Source code of charts:
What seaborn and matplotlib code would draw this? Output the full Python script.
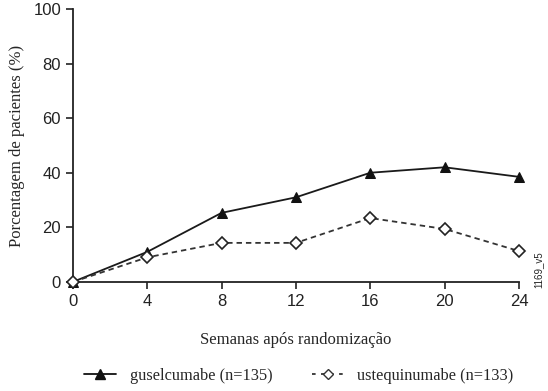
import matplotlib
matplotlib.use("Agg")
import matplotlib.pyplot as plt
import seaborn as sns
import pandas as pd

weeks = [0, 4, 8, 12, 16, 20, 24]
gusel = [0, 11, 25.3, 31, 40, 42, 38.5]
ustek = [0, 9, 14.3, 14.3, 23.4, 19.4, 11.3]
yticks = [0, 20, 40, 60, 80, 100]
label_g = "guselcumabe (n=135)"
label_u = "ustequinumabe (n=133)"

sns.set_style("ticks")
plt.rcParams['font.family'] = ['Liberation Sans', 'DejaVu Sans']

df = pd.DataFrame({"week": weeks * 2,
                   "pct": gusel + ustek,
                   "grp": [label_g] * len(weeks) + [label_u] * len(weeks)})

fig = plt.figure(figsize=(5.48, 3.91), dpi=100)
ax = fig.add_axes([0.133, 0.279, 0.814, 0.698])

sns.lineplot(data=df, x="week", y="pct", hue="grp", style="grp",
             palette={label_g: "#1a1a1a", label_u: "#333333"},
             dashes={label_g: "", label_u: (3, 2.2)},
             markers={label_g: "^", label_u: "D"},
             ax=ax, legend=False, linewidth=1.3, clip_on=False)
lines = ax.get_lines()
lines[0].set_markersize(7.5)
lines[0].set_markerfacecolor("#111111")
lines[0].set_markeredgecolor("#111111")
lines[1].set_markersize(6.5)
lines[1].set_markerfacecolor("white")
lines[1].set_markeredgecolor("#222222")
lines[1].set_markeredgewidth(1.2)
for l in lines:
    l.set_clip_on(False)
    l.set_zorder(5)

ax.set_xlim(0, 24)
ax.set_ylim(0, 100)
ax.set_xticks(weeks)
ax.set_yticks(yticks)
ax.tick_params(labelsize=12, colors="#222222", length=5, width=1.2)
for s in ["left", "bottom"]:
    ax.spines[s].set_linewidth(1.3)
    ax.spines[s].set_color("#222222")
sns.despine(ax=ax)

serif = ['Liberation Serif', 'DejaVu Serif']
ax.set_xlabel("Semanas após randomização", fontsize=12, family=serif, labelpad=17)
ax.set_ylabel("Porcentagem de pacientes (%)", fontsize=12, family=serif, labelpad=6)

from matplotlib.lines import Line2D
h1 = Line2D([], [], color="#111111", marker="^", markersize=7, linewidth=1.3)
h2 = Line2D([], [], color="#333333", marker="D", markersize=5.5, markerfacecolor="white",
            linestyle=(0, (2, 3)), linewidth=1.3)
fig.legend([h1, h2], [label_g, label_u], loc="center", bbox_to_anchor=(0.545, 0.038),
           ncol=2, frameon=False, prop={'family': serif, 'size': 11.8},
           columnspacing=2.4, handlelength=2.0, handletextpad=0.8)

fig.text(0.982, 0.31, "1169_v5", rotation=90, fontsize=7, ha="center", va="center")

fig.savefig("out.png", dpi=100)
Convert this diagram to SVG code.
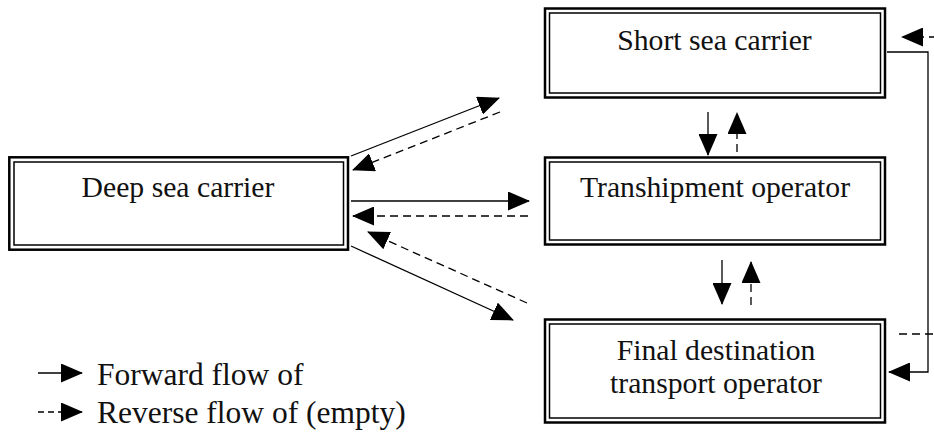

OBJECTIVE »
Your task is to transcribe all of the records precisely, with no images included.

RIGHT ANSWER »
What seaborn and matplotlib code would draw this? Output the full Python script.
import matplotlib
matplotlib.use("Agg")
import matplotlib.pyplot as plt
import seaborn as sns
import pandas as pd

weeks = [0, 4, 8, 12, 16, 20, 24]
gusel = [0, 11, 25.3, 31, 40, 42, 38.5]
ustek = [0, 9, 14.3, 14.3, 23.4, 19.4, 11.3]
yticks = [0, 20, 40, 60, 80, 100]
label_g = "guselcumabe (n=135)"
label_u = "ustequinumabe (n=133)"

sns.set_style("ticks")
plt.rcParams['font.family'] = ['Liberation Sans', 'DejaVu Sans']

df = pd.DataFrame({"week": weeks * 2,
                   "pct": gusel + ustek,
                   "grp": [label_g] * len(weeks) + [label_u] * len(weeks)})

fig = plt.figure(figsize=(5.48, 3.91), dpi=100)
ax = fig.add_axes([0.133, 0.279, 0.814, 0.698])

sns.lineplot(data=df, x="week", y="pct", hue="grp", style="grp",
             palette={label_g: "#1a1a1a", label_u: "#333333"},
             dashes={label_g: "", label_u: (3, 2.2)},
             markers={label_g: "^", label_u: "D"},
             ax=ax, legend=False, linewidth=1.3, clip_on=False)
lines = ax.get_lines()
lines[0].set_markersize(7.5)
lines[0].set_markerfacecolor("#111111")
lines[0].set_markeredgecolor("#111111")
lines[1].set_markersize(6.5)
lines[1].set_markerfacecolor("white")
lines[1].set_markeredgecolor("#222222")
lines[1].set_markeredgewidth(1.2)
for l in lines:
    l.set_clip_on(False)
    l.set_zorder(5)

ax.set_xlim(0, 24)
ax.set_ylim(0, 100)
ax.set_xticks(weeks)
ax.set_yticks(yticks)
ax.tick_params(labelsize=12, colors="#222222", length=5, width=1.2)
for s in ["left", "bottom"]:
    ax.spines[s].set_linewidth(1.3)
    ax.spines[s].set_color("#222222")
sns.despine(ax=ax)

serif = ['Liberation Serif', 'DejaVu Serif']
ax.set_xlabel("Semanas após randomização", fontsize=12, family=serif, labelpad=17)
ax.set_ylabel("Porcentagem de pacientes (%)", fontsize=12, family=serif, labelpad=6)

from matplotlib.lines import Line2D
h1 = Line2D([], [], color="#111111", marker="^", markersize=7, linewidth=1.3)
h2 = Line2D([], [], color="#333333", marker="D", markersize=5.5, markerfacecolor="white",
            linestyle=(0, (2, 3)), linewidth=1.3)
fig.legend([h1, h2], [label_g, label_u], loc="center", bbox_to_anchor=(0.545, 0.038),
           ncol=2, frameon=False, prop={'family': serif, 'size': 11.8},
           columnspacing=2.4, handlelength=2.0, handletextpad=0.8)

fig.text(0.982, 0.31, "1169_v5", rotation=90, fontsize=7, ha="center", va="center")

fig.savefig("out.png", dpi=100)
Convert this diagram to SVG code.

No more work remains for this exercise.